Start Stored data

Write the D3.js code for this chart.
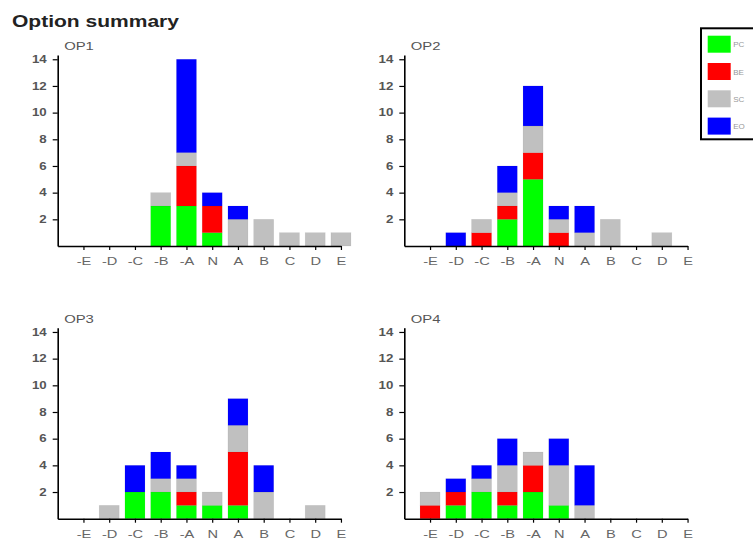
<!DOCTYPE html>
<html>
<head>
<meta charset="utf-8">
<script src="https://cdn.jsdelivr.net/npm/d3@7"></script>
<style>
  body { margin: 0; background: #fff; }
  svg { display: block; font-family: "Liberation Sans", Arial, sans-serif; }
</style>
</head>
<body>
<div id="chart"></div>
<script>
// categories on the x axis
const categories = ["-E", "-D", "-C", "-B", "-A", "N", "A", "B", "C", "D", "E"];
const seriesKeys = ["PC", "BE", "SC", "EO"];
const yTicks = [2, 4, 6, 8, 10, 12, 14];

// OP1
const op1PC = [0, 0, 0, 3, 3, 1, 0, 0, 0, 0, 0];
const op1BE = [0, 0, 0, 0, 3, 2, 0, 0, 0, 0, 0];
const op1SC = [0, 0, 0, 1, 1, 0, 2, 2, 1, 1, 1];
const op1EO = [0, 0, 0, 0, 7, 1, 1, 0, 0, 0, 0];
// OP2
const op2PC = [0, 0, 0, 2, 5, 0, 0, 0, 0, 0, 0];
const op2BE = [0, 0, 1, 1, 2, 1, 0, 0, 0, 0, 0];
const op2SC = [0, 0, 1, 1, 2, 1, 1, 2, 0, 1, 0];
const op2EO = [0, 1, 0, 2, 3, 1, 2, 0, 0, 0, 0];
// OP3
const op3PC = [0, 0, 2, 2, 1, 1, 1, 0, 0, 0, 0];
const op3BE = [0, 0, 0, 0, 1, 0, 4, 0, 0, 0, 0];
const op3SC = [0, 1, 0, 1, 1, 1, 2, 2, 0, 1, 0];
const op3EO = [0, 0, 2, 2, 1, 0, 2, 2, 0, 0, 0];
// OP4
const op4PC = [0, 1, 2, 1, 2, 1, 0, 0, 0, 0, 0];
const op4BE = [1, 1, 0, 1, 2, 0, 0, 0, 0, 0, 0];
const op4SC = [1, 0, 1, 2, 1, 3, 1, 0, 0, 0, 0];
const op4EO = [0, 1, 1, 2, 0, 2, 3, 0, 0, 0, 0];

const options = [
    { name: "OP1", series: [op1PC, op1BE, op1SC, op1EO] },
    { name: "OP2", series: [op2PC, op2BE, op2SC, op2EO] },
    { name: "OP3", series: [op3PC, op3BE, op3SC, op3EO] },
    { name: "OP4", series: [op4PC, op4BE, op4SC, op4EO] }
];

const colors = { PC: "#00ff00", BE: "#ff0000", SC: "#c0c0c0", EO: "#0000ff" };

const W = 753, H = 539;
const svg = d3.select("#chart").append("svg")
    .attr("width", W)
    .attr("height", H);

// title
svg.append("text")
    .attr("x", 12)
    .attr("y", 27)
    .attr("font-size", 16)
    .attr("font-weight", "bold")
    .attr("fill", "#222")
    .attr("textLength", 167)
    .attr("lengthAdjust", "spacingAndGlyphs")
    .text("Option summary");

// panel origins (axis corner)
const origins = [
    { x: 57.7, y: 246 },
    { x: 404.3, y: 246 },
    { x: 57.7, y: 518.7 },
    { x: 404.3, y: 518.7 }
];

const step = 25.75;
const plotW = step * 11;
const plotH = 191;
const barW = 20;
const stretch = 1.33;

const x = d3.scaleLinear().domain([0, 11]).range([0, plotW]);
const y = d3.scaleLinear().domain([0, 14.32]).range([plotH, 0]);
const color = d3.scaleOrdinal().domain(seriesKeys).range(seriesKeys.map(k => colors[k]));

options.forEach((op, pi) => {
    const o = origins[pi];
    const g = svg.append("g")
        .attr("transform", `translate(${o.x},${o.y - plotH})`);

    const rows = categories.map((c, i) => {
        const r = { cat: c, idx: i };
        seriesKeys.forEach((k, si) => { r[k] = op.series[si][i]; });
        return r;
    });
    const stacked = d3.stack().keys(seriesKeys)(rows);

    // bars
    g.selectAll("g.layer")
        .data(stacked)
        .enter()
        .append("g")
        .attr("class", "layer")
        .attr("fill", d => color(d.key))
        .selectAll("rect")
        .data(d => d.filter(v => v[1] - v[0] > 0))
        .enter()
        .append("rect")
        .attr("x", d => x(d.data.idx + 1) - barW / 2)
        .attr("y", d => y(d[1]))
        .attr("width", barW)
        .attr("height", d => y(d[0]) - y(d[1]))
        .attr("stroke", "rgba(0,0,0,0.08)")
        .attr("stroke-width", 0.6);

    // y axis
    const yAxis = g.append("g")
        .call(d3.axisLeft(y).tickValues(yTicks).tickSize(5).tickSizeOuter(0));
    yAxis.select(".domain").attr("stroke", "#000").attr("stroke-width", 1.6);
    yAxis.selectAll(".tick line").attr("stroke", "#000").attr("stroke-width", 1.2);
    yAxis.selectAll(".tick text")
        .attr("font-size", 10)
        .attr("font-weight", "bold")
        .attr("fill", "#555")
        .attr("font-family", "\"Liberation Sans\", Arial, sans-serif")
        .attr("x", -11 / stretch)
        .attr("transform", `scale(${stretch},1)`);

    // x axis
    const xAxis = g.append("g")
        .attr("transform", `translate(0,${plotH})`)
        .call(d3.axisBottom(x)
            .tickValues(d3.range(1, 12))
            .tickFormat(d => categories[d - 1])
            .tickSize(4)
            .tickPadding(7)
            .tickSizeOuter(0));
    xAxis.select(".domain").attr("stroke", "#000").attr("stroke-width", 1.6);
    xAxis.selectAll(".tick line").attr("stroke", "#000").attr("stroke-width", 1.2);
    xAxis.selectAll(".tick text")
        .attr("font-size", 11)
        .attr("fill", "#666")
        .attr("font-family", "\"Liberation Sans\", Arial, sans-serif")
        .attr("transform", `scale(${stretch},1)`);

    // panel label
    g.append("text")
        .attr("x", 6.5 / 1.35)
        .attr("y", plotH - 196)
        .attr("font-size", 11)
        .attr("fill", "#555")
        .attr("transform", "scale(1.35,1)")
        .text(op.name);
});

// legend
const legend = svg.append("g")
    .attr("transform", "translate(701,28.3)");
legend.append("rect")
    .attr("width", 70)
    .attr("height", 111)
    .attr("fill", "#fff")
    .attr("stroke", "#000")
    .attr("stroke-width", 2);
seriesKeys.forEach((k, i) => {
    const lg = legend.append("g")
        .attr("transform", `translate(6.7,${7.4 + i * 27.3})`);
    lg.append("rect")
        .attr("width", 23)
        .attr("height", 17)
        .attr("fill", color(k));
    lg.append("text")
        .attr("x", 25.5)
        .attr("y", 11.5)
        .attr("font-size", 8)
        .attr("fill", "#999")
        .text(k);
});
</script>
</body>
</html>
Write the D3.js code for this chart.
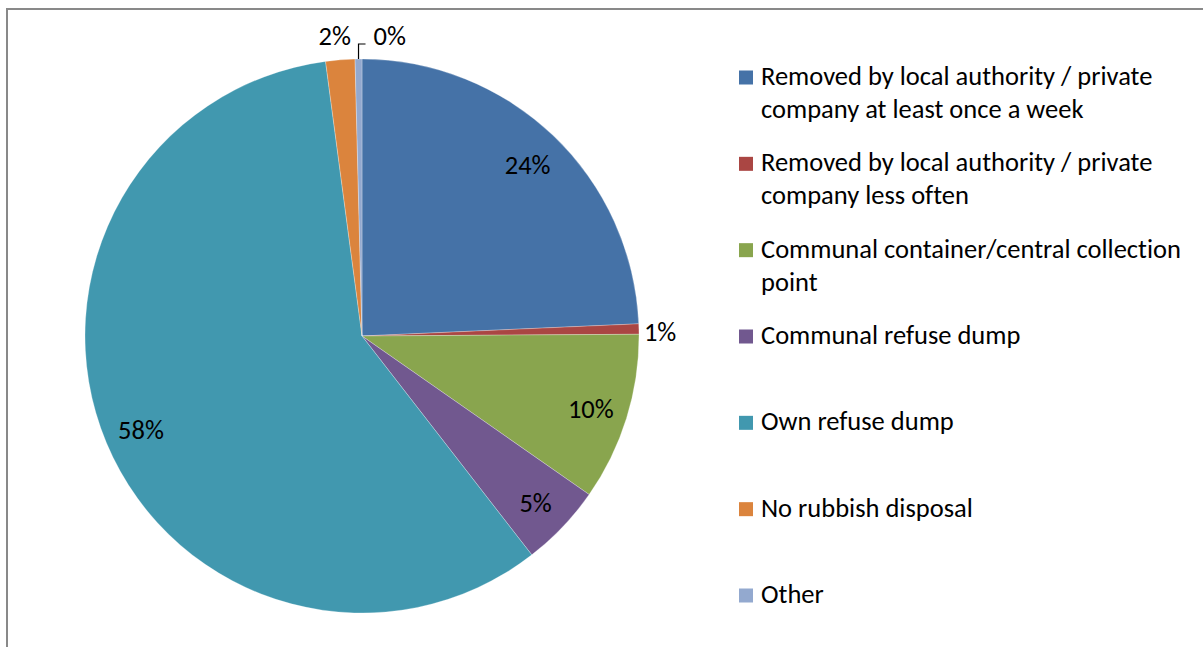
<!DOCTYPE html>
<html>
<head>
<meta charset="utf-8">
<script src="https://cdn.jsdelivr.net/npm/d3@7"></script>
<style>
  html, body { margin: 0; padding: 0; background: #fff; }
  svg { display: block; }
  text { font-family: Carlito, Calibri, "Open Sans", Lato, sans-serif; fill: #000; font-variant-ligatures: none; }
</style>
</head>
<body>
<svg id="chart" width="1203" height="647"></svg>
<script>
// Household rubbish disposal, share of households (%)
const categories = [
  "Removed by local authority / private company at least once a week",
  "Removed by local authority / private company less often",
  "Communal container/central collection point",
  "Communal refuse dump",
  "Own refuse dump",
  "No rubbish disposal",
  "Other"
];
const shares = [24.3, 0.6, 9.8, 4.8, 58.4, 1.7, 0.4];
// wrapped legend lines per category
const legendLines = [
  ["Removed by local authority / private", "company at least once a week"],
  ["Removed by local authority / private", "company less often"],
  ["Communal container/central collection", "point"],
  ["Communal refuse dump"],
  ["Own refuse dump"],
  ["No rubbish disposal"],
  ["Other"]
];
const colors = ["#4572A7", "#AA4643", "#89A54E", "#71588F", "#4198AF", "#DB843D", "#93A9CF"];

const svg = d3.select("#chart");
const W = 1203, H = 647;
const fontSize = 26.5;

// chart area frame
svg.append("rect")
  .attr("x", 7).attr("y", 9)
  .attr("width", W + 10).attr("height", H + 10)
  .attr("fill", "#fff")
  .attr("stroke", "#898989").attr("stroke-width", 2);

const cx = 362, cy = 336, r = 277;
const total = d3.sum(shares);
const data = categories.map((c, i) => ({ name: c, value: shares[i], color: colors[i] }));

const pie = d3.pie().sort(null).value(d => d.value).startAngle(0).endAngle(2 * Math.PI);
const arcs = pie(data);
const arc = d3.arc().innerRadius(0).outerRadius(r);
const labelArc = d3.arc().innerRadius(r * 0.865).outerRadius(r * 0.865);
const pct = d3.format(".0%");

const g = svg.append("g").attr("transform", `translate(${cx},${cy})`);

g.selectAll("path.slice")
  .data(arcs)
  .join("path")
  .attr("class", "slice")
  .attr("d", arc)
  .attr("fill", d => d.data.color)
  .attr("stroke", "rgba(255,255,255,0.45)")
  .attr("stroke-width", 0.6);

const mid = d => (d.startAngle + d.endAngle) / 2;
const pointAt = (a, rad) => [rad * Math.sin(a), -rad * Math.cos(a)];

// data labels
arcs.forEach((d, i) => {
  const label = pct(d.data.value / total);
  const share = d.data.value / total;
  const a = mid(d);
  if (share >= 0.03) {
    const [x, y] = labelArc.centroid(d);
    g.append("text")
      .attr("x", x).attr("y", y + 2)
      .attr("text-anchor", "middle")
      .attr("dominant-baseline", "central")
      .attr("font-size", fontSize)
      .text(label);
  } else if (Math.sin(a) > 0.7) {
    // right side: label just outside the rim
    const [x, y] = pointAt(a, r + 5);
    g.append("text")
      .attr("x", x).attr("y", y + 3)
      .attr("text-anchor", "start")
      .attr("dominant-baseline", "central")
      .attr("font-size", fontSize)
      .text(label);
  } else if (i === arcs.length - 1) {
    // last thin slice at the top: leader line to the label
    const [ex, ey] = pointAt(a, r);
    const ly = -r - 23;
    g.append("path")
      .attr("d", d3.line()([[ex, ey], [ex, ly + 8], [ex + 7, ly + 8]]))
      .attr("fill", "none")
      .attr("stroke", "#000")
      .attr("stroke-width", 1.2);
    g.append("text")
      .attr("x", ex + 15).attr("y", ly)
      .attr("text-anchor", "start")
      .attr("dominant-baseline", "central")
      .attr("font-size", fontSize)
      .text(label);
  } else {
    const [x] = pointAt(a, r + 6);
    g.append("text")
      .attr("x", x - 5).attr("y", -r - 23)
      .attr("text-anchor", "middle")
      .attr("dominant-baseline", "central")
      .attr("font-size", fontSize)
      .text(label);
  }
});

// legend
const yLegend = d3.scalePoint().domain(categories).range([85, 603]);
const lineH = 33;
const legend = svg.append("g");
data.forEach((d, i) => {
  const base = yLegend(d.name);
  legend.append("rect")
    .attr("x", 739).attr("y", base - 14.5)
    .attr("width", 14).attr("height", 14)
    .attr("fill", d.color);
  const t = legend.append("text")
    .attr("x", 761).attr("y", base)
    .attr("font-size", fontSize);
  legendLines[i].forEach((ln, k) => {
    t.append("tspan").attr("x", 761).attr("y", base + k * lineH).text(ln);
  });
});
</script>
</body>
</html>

End Stored data

Problem — Your task is to reproduce the entries above word for word, from the first line through the line with "const yTicks = [2, 4, 6, 8, 10, 12, 14];", and please leave out any pictures.

Written reply —
Write the D3.js code for this chart.
<!DOCTYPE html>
<html>
<head>
<meta charset="utf-8">
<script src="https://cdn.jsdelivr.net/npm/d3@7"></script>
<style>
  body { margin: 0; background: #fff; }
  svg { display: block; font-family: "Liberation Sans", Arial, sans-serif; }
</style>
</head>
<body>
<div id="chart"></div>
<script>
// categories on the x axis
const categories = ["-E", "-D", "-C", "-B", "-A", "N", "A", "B", "C", "D", "E"];
const seriesKeys = ["PC", "BE", "SC", "EO"];
const yTicks = [2, 4, 6, 8, 10, 12, 14];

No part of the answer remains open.